We next consider appellant's arguments concerning appellee's right to purchase a release of Lot 8. Even though Mrs. Conway's agreement to sell releases was made with Gulf Development, appellee had the same right to a release as Gulf had. As we said in Title Insurance Co. v. Cowan Lumber Co., 226 Ala. 485, 147 So. 665:

"It seems well settled by the weight of authority that an agreement in a mortgage to release certain parts of the property mortgaged in case of a sale of same by the mortgagor and the payment to the mortgagee of a fixed sum therefor is not only for the benefit of the mortgagor but his assigns and grantees as well, and whether so provided in the mortgage or not. It is also well settled that the right to release does not terminate with the maturity of the debt secured, but extends to the time of the foreclosure of the mortgage. * * *"

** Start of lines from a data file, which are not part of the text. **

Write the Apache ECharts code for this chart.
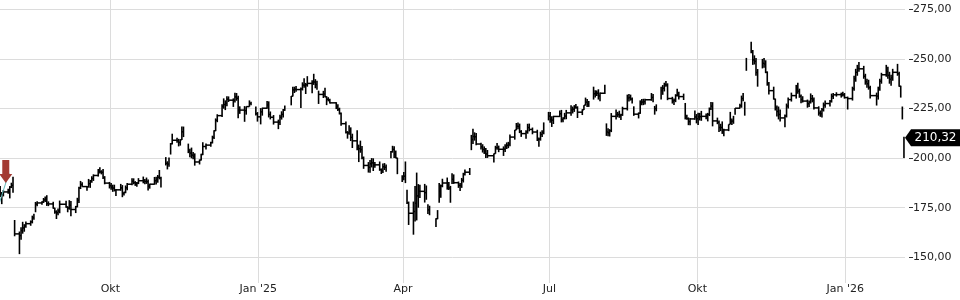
<!DOCTYPE html>
<html><head><meta charset="utf-8">
<script src="https://cdn.jsdelivr.net/npm/echarts@6/dist/echarts.min.js"></script>
<style>html,body{margin:0;padding:0;background:#fff}#c{width:960px;height:300px}</style>
</head><body><div id="c"></div>
<script>
// ---- data ----
const startDate = '2024-07-24';
const endDate = '2026-02-06';
const holidays = ['2024-09-02','2024-11-28','2024-12-25','2025-01-01','2025-01-09','2025-01-20','2025-02-17','2025-04-18','2025-05-26','2025-06-19','2025-07-04','2025-09-01','2025-11-27','2025-12-25','2026-01-01','2026-01-19'];

const lows = [
// 2024 Jul
180.4,176.8,180.7,182.0,179.7,184.9,
// Aug
182.5,160.6,151.6,158.9,161.9,162.9,164.9,165.9,167.1,168.9,172.7,175.7,176.5,177.4,177.9,175.9,175.8,174.5,172.0,169.3,171.2,172.2,
// Sep
175.0,172.7,174.0,170.7,172.3,175.2,177.4,184.4,185.5,183.5,185.2,185.0,187.6,188.5,190.7,192.2,191.8,189.5,186.8,184.7,
// Oct
184.0,183.0,183.2,180.9,183.6,180.3,181.2,182.3,183.8,186.3,186.8,186.0,185.6,186.9,187.3,186.8,187.0,183.7,184.6,186.6,186.7,187.6,189.3,
// Nov
185.2,196.3,194.3,195.6,201.8,206.9,207.8,205.9,206.3,209.1,210.6,202.5,200.4,199.9,199.4,196.2,196.8,198.8,201.5,204.3,
// Dec
205.7,207.4,209.6,213.6,218.1,220.7,224.9,224.2,226.2,228.3,225.8,228.0,228.9,220.1,222.3,218.3,221.9,225.9,226.7,221.5,218.4,
// 2025 Jan
217.0,221.4,224.9,220.5,219.5,216.9,214.6,216.7,219.4,220.5,223.8,226.6,231.0,232.8,233.5,225.3,234.1,235.4,232.3,236.0,
// Feb
232.7,236.9,235.2,234.5,227.3,230.3,230.7,226.7,228.6,227.5,224.7,223.8,222.0,216.3,212.4,209.8,211.8,208.6,205.1,
// Mar
204.0,198.0,202.7,199.4,194.6,192.7,192.6,195.3,193.5,195.2,193.6,192.0,192.5,194.0,193.1,199.9,202.8,200.0,199.9,191.9,187.9,
// Apr
188.8,187.4,176.9,166.3,161.4,168.1,168.6,175.0,179.9,177.6,179.0,171.8,171.2,165.3,169.2,177.5,180.0,185.3,184.1,183.9,177.5,
// May
187.0,187.0,185.0,183.4,185.0,187.7,191.2,191.5,204.0,207.1,208.8,206.5,204.4,202.8,202.1,200.1,200.1,197.8,202.2,204.2,203.0,
// Jun
201.1,203.1,204.6,205.0,206.0,209.3,214.1,214.5,212.6,210.7,209.8,212.3,213.5,212.0,208.6,205.7,208.8,210.6,212.0,219.0,
// Jul
217.8,215.7,217.2,220.7,218.0,218.1,219.5,219.6,221.3,222.5,223.3,224.9,220.2,221.7,224.2,226.6,225.7,225.8,229.5,230.6,231.3,229.5,
// Aug
228.6,232.3,211.2,211.0,210.9,213.1,219.4,220.6,220.3,219.2,221.3,224.0,228.5,229.0,227.5,221.3,220.0,222.3,226.6,226.7,227.0,
// Sep
228.9,228.2,221.9,223.6,229.5,231.9,233.6,236.0,229.2,227.5,226.8,228.2,231.0,229.5,229.3,219.5,219.3,216.6,216.5,219.3,217.5,
// Oct
216.7,219.0,218.8,219.6,218.5,221.2,224.2,216.0,217.1,213.2,213.6,212.2,211.0,213.6,217.0,216.7,217.3,221.8,225.0,225.4,228.6,221.4,244.0,
// Nov
252.8,247.0,247.2,241.5,236.0,245.2,245.6,242.8,236.5,232.0,229.5,224.0,221.0,219.5,218.5,215.5,220.5,225.0,228.5,
// Dec
230.0,232.5,230.4,227.6,228.0,225.4,225.8,227.5,228.1,224.5,221.4,220.8,220.5,223.5,225.4,226.0,228.0,229.8,231.0,230.5,231.0,230.0,
// 2026 Jan
224.5,229.0,234.0,238.5,241.5,243.5,240.0,237.0,235.5,234.5,230.0,226.5,229.5,234.0,237.5,241.0,240.0,237.5,236.5,239.0,
// Feb
241.5,236.0,230.5,219.5,200.0
];

const highs = [
// 2024 Jul
185.9,182.9,183.9,184.6,185.9,187.6,
// Aug
190.6,168.8,163.0,165.1,167.9,166.7,168.0,168.6,171.0,171.9,177.9,178.3,178.3,179.9,180.7,181.3,178.2,178.0,175.0,173.7,174.6,178.6,
// Sep
178.5,175.7,178.8,178.4,175.9,180.0,185.5,188.5,187.8,185.8,189.5,189.0,190.9,191.8,194.5,195.4,193.9,194.5,190.9,188.0,
// Oct
187.5,186.6,186.6,184.4,187.0,186.4,183.1,186.2,187.4,189.9,189.8,188.4,187.9,189.9,190.7,189.5,190.2,189.2,187.1,190.5,190.6,191.5,194.0,
// Nov
190.6,200.5,198.4,200.3,207.6,212.3,210.2,209.7,209.5,215.9,215.9,207.3,204.7,205.3,203.1,202.4,199.3,202.2,208.0,207.4,
// Dec
208.2,211.3,214.0,220.0,222.1,227.2,230.1,229.1,231.2,231.1,230.1,233.0,232.8,231.4,226.1,226.2,226.0,229.1,228.4,226.0,223.2,
// 2025 Jan
225.2,225.4,228.8,228.6,223.5,221.7,219.4,221.8,223.6,224.7,226.5,231.3,236.0,236.0,236.4,235.6,238.2,240.2,237.9,241.3,
// Feb
239.3,242.5,239.8,239.0,234.0,233.9,235.5,231.2,230.7,229.9,228.2,227.2,225.4,223.0,218.4,213.6,216.6,215.5,212.3,
// Mar
214.1,206.8,208.8,206.1,200.8,198.0,199.0,200.0,199.9,198.0,198.3,194.8,197.3,197.5,196.8,203.6,206.2,206.0,203.8,200.2,191.3,
// Apr
193.0,198.3,184.1,178.1,178.1,185.9,192.7,186.9,186.6,187.0,186.2,176.8,176.0,169.7,173.8,187.4,186.7,189.6,190.2,188.0,186.0,
// May
192.4,191.8,188.2,187.5,190.0,192.6,194.3,195.0,211.7,214.8,213.0,212.7,207.7,207.0,205.9,205.1,204.1,202.3,206.2,207.6,206.3,
// Jun
205.9,207.0,207.9,208.2,211.9,214.2,217.7,218.0,217.4,214.1,214.0,217.3,217.4,215.4,214.3,210.4,213.3,214.0,218.0,223.3,
// Jul
223.3,221.1,221.3,224.0,224.3,220.6,222.8,224.3,226.7,226.0,226.7,227.3,226.1,224.6,226.7,230.5,229.8,228.8,236.0,234.2,234.1,234.7,
// Aug
233.1,237.0,217.5,215.1,214.6,222.7,224.5,223.3,223.9,222.3,225.9,232.0,232.3,232.0,230.5,226.1,223.0,229.1,229.8,229.9,229.9,
// Sep
232.8,232.3,226.3,227.1,236.0,236.8,238.0,238.9,237.7,230.9,230.1,232.2,235.0,233.5,232.5,227.8,221.9,220.5,220.2,224.0,222.2,
// Oct
222.8,222.8,223.8,222.5,222.8,225.5,228.3,228.2,220.4,219.0,217.3,218.5,214.8,217.0,223.3,220.0,221.3,225.3,227.4,231.5,232.8,228.4,250.5,
// Nov
258.6,254.5,251.8,250.4,244.9,250.0,250.4,249.3,243.7,238.4,236.0,230.0,226.5,226.0,224.5,222.0,227.5,230.5,233.0,
// Dec
236.9,238.0,235.0,232.0,231.2,229.5,229.0,232.6,231.8,230.5,226.1,224.0,225.3,228.0,229.0,229.3,232.5,232.8,233.2,233.0,233.5,232.8,
// 2026 Jan
231.0,236.0,241.5,245.0,247.0,248.5,246.5,242.5,240.0,239.5,236.5,233.0,236.0,240.0,243.0,247.0,246.0,243.5,242.0,245.0,
// Feb
247.5,243.5,236.5,226.0,210.8
];

const tickDates = ['2024-10-01','2025-01-01','2025-04-01','2025-07-01','2025-10-01','2026-01-01'];
const tickLabels = ['Okt', "Jan '25", 'Apr', 'Jul', 'Okt', "Jan '26"];
const priceTicks = [150, 175, 200, 225, 250, 275];
const priceRange = [137.05, 279.69];
const lastClose = 210.32;
const signalPoint = ['2024-07-28', 187.4];
const trendLine = [['2024-07-24', 177.4], ['2024-07-30', 192.5]];
const viewStart = '2024-07-24T09:50';
const viewEnd = '2026-02-07T03:36';

// ---- helpers ----
function ts(s) {
  const m = s.match(/(\d+)-(\d+)-(\d+)(?:T(\d+):(\d+))?/);
  return Date.UTC(+m[1], +m[2] - 1, +m[3], +(m[4] || 0), +(m[5] || 0));
}
function fmt(v) { return v.toFixed(2).replace('.', ','); }

const HALF_DAY = 12 * 3600000;
const dates = [];
for (let t = ts(startDate); t <= ts(endDate); t += 86400000) {
  const d = new Date(t);
  const wd = d.getUTCDay();
  const iso = d.toISOString().slice(0, 10);
  if (wd !== 0 && wd !== 6 && holidays.indexOf(iso) < 0) dates.push(t + HALF_DAY);
}
const n = Math.min(dates.length, lows.length, highs.length);
const bars = [];
for (let i = 0; i < n; i++) bars.push([dates[i], lows[i], highs[i]]);

const tickTimes = tickDates.map(ts);
const xMin = ts(viewStart), xMax = ts(viewEnd);
const FONT = 'DejaVu Sans';

const chart = echarts.init(document.getElementById('c'), null, {renderer: 'canvas'});
chart.setOption({
  animation: false,
  backgroundColor: '#fff',
  grid: [{left: 0, right: 55, top: 0, height: 283}],
  xAxis: [
    {type: 'value', min: xMin, max: xMax,
      axisLine: {show: false},
      axisTick: {show: false, customValues: tickTimes},
      axisLabel: {customValues: tickTimes, margin: 1, color: '#222', fontSize: 11, fontFamily: FONT,
        formatter: function (v) { const i = tickTimes.indexOf(v); return i >= 0 ? tickLabels[i] : ''; }},
      splitLine: {show: true, lineStyle: {color: '#dcdcdc', width: 1}}
    },
    {type: 'value', min: xMin, max: xMax, offset: 10,
      axisLine: {show: false},
      axisTick: {show: true, customValues: tickTimes, length: 4, lineStyle: {color: '#222'}},
      axisLabel: {show: false},
      splitLine: {show: false}
    }
  ],
  yAxis: [
    {type: 'value', position: 'right', min: priceRange[0], max: priceRange[1], offset: 4,
      axisLine: {show: false},
      axisTick: {show: true, length: 4, customValues: priceTicks, lineStyle: {color: '#333'}},
      axisLabel: {margin: 4, customValues: priceTicks, color: '#222', fontSize: 11, fontFamily: FONT, formatter: fmt},
      splitLine: {show: true, lineStyle: {color: '#dcdcdc', width: 1}}
    }
  ],
  series: [
    {
      type: 'custom', xAxisIndex: 0, yAxisIndex: 0, silent: true, clip: true,
      data: bars, encode: {x: 0, y: [1, 2]},
      renderItem: function (params, api) {
        const i = params.dataIndex;
        const lo = api.coord([api.value(0), api.value(1)]);
        const hi = api.coord([api.value(0), api.value(2)]);
        const children = [{type: 'rect', shape: {x: lo[0] - 0.8, y: hi[1], width: 1.6, height: Math.max(1, lo[1] - hi[1])},
          style: {fill: '#000'}}];
        if (i + 1 < bars.length) {
          const a = Math.max(bars[i][1], bars[i + 1][1]);
          const b = Math.min(bars[i][2], bars[i + 1][2]);
          if (a <= b) {
            const p = api.coord([bars[i][0], (a + b) / 2]);
            const q = api.coord([bars[i + 1][0], (a + b) / 2]);
            children.push({type: 'line', shape: {x1: p[0], y1: p[1], x2: q[0], y2: q[1]},
              style: {stroke: '#000', lineWidth: 1.5}});
          }
        }
        return {type: 'group', children: children};
      }
    },
    {
      type: 'line', xAxisIndex: 0, yAxisIndex: 0, silent: true, symbol: 'none',
      data: trendLine.map(p => [ts(p[0]), p[1]]),
      lineStyle: {color: '#5fb8b8', width: 1},
      z: 3,
      markPoint: {
        silent: true,
        data: [
          {coord: [ts(signalPoint[0]), signalPoint[1]],
            symbol: 'path://M3,0 L10,0 L10,14 L13,14 L6.5,23 L0,14 L3,14 Z',
            symbolSize: [13, 23], symbolOffset: [0, '-50%'], symbolKeepAspect: false,
            itemStyle: {color: '#a33b33'}, label: {show: false}},
          {coord: [xMax, lastClose],
            symbol: 'path://M0,8.5 L6,0 L55,0 L55,17 L6,17 Z',
            symbolSize: [55, 17], symbolOffset: [27.5, 0], symbolKeepAspect: false,
            itemStyle: {color: '#000'},
            label: {show: true, position: 'inside', offset: [3, 0], color: '#fff', fontSize: 12, fontFamily: FONT,
              formatter: fmt(lastClose)}}
        ]
      }
    }
  ]
});
</script>
</body></html>
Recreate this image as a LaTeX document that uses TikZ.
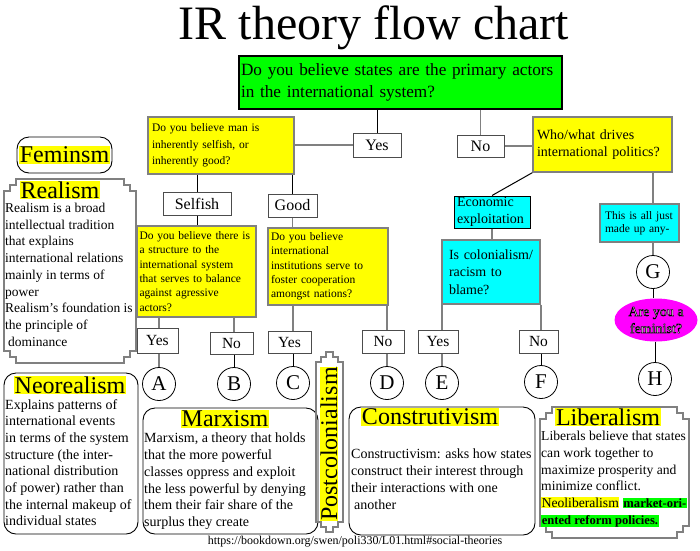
\documentclass[tikz,border=0pt]{standalone}
\usepackage{fontspec}
\setmainfont{Liberation Serif}
\usetikzlibrary{positioning,shapes.geometric}
\definecolor{qyellow}{RGB}{255,255,0}
\definecolor{qgreen}{RGB}{0,255,0}
\definecolor{qcyan}{RGB}{0,255,255}
\definecolor{qmagenta}{RGB}{255,0,255}
\newcommand{\fsz}[2]{\fontsize{#1}{#2}\selectfont}
\newcommand{\hlbox}[2]{{\setlength{\fboxsep}{0.6pt}\colorbox{#1}{#2}}}
\newcommand{\outlined}[1]{{\color{white}\special{pdf:literal direct 0 G 2 Tr 0.5 w}#1\special{pdf:literal direct 0 Tr}}}
\newcommand{\scrollframe}[5]{%
    \draw[frame] (#1,{#2+#5}) -- ({#1+#5/2},{#2+#5}) -- ({#1+#5/2},{#2+#5/2}) -- ({#1+#5},{#2+#5/2}) -- ({#1+#5},#2)
        -- ({#3-#5},#2) -- ({#3-#5},{#2+#5/2}) -- ({#3-#5/2},{#2+#5/2}) -- ({#3-#5/2},{#2+#5}) -- (#3,{#2+#5})
        -- (#3,{#4-#5}) -- ({#3-#5/2},{#4-#5}) -- ({#3-#5/2},{#4-#5/2}) -- ({#3-#5},{#4-#5/2}) -- ({#3-#5},#4)
        -- ({#1+#5},#4) -- ({#1+#5},{#4-#5/2}) -- ({#1+#5/2},{#4-#5/2}) -- ({#1+#5/2},{#4-#5}) -- (#1,{#4-#5}) -- cycle;
}
\tikzset{
    ybox/.style={rectangle, draw=gray, line width=1.4pt, fill=qyellow, align=left,
        inner ysep=0pt, font=\fsz{11.5}{14.3}},
    cbox/.style={rectangle, draw=gray, line width=1.4pt, fill=qcyan, align=left,
        inner ysep=0pt, font=\fsz{14}{17}},
    abox/.style={rectangle, draw=black!70, line width=1pt, fill=white,
        inner sep=0pt, font=\fsz{16}{18}},
    letter/.style={circle, draw=black, line width=0.8pt, fill=white,
        minimum size=33pt, inner sep=0pt, font=\fsz{21}{24}},
    link/.style={draw=gray, line width=1.4pt},
    blink/.style={draw=black, line width=1pt},
    frame/.style={draw=gray, line width=1.3pt},
    rbox/.style={rectangle, draw=black, line width=0.9pt, rounded corners=12pt},
    htitle/.style={fill=qyellow, inner sep=0.6pt, font=\fsz{24}{26}},
    body/.style={anchor=north west, align=left, inner sep=0pt, font=\fsz{14}{16.7}}
}
\begin{document}
\begin{tikzpicture}[x=1pt, y=-1pt]
    \useasboundingbox (0,0) rectangle (700,550);
    \node[font=\fsz{48}{52}] (title) at (374,28) {IR theory flow chart};
    \node[rectangle, draw=black, line width=1.5pt, fill=qgreen, align=left, inner xsep=2pt,
        text width=319pt, minimum height=53pt, font=\fsz{17.2}{22}] (states) at (400.5,82.5)
        {Do you believe states are the primary actors\\in the international system?};
    \node[abox, minimum width=48pt, minimum height=24pt] (yes1) at (377,145) {Yes};
    \node[abox, minimum width=47pt, minimum height=22pt] (no1) at (480.5,146) {No};
    % left branch
    \node[ybox, inner xsep=4pt, text width=138pt, minimum height=57pt, font=\fsz{11.5}{16.5}] (man) at (221,145.5)
        {Do you believe man is\\inherently selfish, or\\inherently good?};
    \node[abox, minimum width=68pt, minimum height=23pt] (selfish) at (197,203.5) {Selfish};
    \node[abox, minimum width=49pt, minimum height=23pt] (good) at (292.5,205.5) {Good};
    \node[ybox, inner xsep=2.5pt, text width=114pt, minimum height=91pt] (balance) at (196.5,271.5)
        {Do you believe there is\\a structure to the\\international system\\that serves to balance\\against agressive\\actors?};
    \node[ybox, inner xsep=3pt, text width=114pt, minimum height=77pt] (instit) at (328,266.5)
        {Do you believe\\international\\institutions serve to\\foster cooperation\\amongst nations?};
    % right branch
    \node[ybox, inner xsep=4pt, text width=131pt, minimum height=55pt, font=\fsz{14}{17}] (drives) at (602.5,144.5)
        {Who/what drives\\international politics?};
    \node[cbox, draw=black, line width=1pt, inner xsep=3pt, text width=70pt, minimum height=32pt] (econ) at (492,212)
        {Economic\\exploitation};
    \node[cbox, inner xsep=7pt, text width=84pt, minimum height=64pt, font=\fsz{14}{17.5}] (colon) at (491,272)
        {Is colonialism/\\racism to\\blame?};
    \node[cbox, inner xsep=5pt, text width=69pt, minimum height=38pt, font=\fsz{11.5}{13.5}] (madeup) at (639.5,223)
        {This is all just\\made up any-};
    \node[letter] (G) at (653,272) {G};
    \node[ellipse, fill=qmagenta, minimum width=83pt, minimum height=43pt, inner sep=0pt,
        align=center, font=\fsz{14}{17}] (feminist) at (656,320)
        {\outlined{Are you a}\\\outlined{feminist?}};
    % answers
    \node[abox, minimum width=41pt, minimum height=25pt, font=\fsz{15.5}{18}] (yesA) at (157.5,340.5) {Yes};
    \node[abox, minimum width=43pt, minimum height=22pt, font=\fsz{15.5}{18}] (noB) at (231.5,343) {No};
    \node[abox, minimum width=43pt, minimum height=22pt, font=\fsz{15.5}{18}] (yesC) at (289.5,342) {Yes};
    \node[abox, minimum width=42pt, minimum height=23pt, font=\fsz{15.5}{18}] (noD) at (383,341.5) {No};
    \node[abox, minimum width=40pt, minimum height=23pt, font=\fsz{15.5}{18}] (yesE) at (438,341.5) {Yes};
    \node[abox, minimum width=39pt, minimum height=23pt, font=\fsz{15.5}{18}] (noF) at (538.5,341.5) {No};
    \node[letter] (A) at (159,384) {A};
    \node[letter] (B) at (234,384) {B};
    \node[letter] (C) at (293,383) {C};
    \node[letter] (D) at (387,383) {D};
    \node[letter] (E) at (442,383) {E};
    \node[letter] (F) at (541,382) {F};
    \node[letter] (H) at (655,379) {H};
    % connectors
    \draw[blink] (yes1.north |- states.south) -- (yes1.north);
    \draw[link] (no1.north |- states.south) -- (no1.north);
    \draw[link] (yes1.west) -- (yes1.west -| man.east);
    \draw[link] (no1.east) -- (no1.east -| drives.west);
    \draw[blink] (selfish.north |- man.south) -- (selfish.north);
    \draw[blink] (good.north |- man.south) -- (good.north);
    \draw[blink] (selfish.south) -- (selfish.south |- balance.north);
    \draw[link] (good.south) -- (good.south |- instit.north);
    \draw[link] (A |- balance.south) -- (A |- yesA.north);
    \draw[link] (A |- yesA.south) -- (A.north);
    \draw[link] (B |- balance.south) -- (B |- noB.north);
    \draw[blink] (B |- noB.south) -- (B.north);
    \draw[link] (C |- instit.south) -- (C |- yesC.north);
    \draw[blink] (C |- yesC.south) -- (C.north);
    \draw[link] (D |- instit.south) -- (D |- noD.north);
    \draw[link] (D |- noD.south) -- (D.north);
    \draw[blink] (drives.south west) -- (econ.north);
    \draw[link] (econ.south) -- (econ.south |- colon.north);
    \draw[link] (E |- colon.south) -- (E |- yesE.north);
    \draw[link] (E |- yesE.south) -- (E.north);
    \draw[link] (F |- colon.south) -- (F |- noF.north);
    \draw[blink] (F |- noF.south) -- (F.north);
    \draw[link] (G |- drives.south) -- (G |- madeup.north);
    \draw[link] (G |- madeup.south) -- (G.north);
    \draw[blink] (G.south) -- (G.south |- feminist.north);
    \draw[blink] (H |- feminist.south) -- (H.north);
    % theories
    \node[rbox, minimum width=95pt, minimum height=36pt, inner sep=0pt, font=\fsz{24}{26}] (feminsm) at (64.5,155)
        {\hlbox{qyellow}{Feminsm}};
    \scrollframe{4}{179}{136}{363}{12}
    \node[htitle] (realism) at (60,190) {Realism};
    \node[body, font=\fsz{13.5}{16.7}] (realismtext) at (5,203)
        {Realism is a broad\\intellectual tradition\\that explains\\international relations\\mainly in terms of\\power\\Realism's foundation is\\the principle of\\\hspace{3pt}dominance};
    \draw[rbox] (4,373) rectangle (138,534);
    \node[htitle] (neoreal) at (70,385) {Neorealism};
    \node[body] (neorealtext) at (5,399)
        {Explains patterns of\\international events\\in terms of the system\\structure (the inter-\\national distribution\\of power) rather than\\the internal makeup of\\individual states};
    \draw[rbox] (143,408) rectangle (318,534);
    \node[htitle] (marx) at (225,419) {Marxism};
    \node[body] (marxtext) at (144,433)
        {Marxism, a theory that holds\\that the more powerful\\classes oppress and exploit\\the less powerful by denying\\them their fair share of the\\surplus they create};
    \scrollframe{316}{352}{343}{532}{10}
    \node[htitle, rotate=90] (postcol) at (329,444) {Postcolonialism};
    \draw[rbox] (349,407) rectangle (535,535);
    \node[htitle] (constr) at (430,417) {Construtivism};
    \node[body] (constrtext) at (351,449)
        {Constructivism: asks how states\\construct their interest through\\their interactions with one\\\hspace{3pt}another};
    \scrollframe{540}{407}{689}{538}{12}
    \node[htitle] (liberal) at (608,417) {Liberalism};
    \node[body, font=\fsz{13.6}{16.7}] (liberaltext) at (541,431)
        {Liberals believe that states\\can work together to\\maximize prosperity and\\minimize conflict.\\\hlbox{qyellow}{Neoliberalism} \hlbox{qgreen}{\fsz{12.6}{16.7}\textbf{market-ori-}}\\\hlbox{qgreen}{\fsz{12.6}{16.7}\textbf{ented reform policies.}}};
    \node[font=\fsz{12}{13}] (source) at (355,542) {https://bookdown.org/swen/poli330/L01.html\#social-theories};
\end{tikzpicture}
\end{document}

Appellant contends that appellee had no right to purchase a release of Lot 8 because the appellant's obligation to release lots was conditioned upon the mortgage payments being current, whereas the mortgage had been in default for several years. The mortgage reads rather oddly. The release clause, which is in the form of a complete sentence, is inserted in the midst of a series of clauses joined by semicolons. It is set apart from what comes before and after it by several lines of white space and generally does not appear to be related to what precedes and follows it. In addition, the trial court found that the mortgagee had never held the mortgagor *694 to the payment schedule stipulated in the mortgage and that the mortgagor had never made a payment under the mortgage. Instead, all payments to the mortgagee were purchases of releases on individual lots. The construction placed on a contract by the parties and practiced by them will ordinarily be accepted by the court. Hill v. Davis, 272 Ala. 166, 130 So. 2d 39, and cases there cited. In light of the findings we have recounted above, it appears that the parties to the contract never regarded payment currency as a condition to the execution of a release and the lower court was not in error in conforming its order to the construction placed upon the contract by the parties.

Appellant next argues that if the mortgage be read as not requiring compliance with the alleged condition of payment currency, then this is evidence that the contract is not certain enough to permit specific performance. Our rule is that a contract will not be specifically enforced unless it is certain in its terms, or can be made certain under the rules of law and evidence. Rushton v. McKee & Co., 201 Ala. 49, 77 So. 343. As we have indicated, the contract was made certain under the rules of law and evidence and the lower court was not in error in ordering specific performance.

All of appellant's other assignments of error present issues already discussed in this opinion or issues which would not change the outcome of this case in light of what we have said. We find no reversible error.

This case was originally assigned to another member of the court and was reassigned to the author of this opinion on March 25, 1970.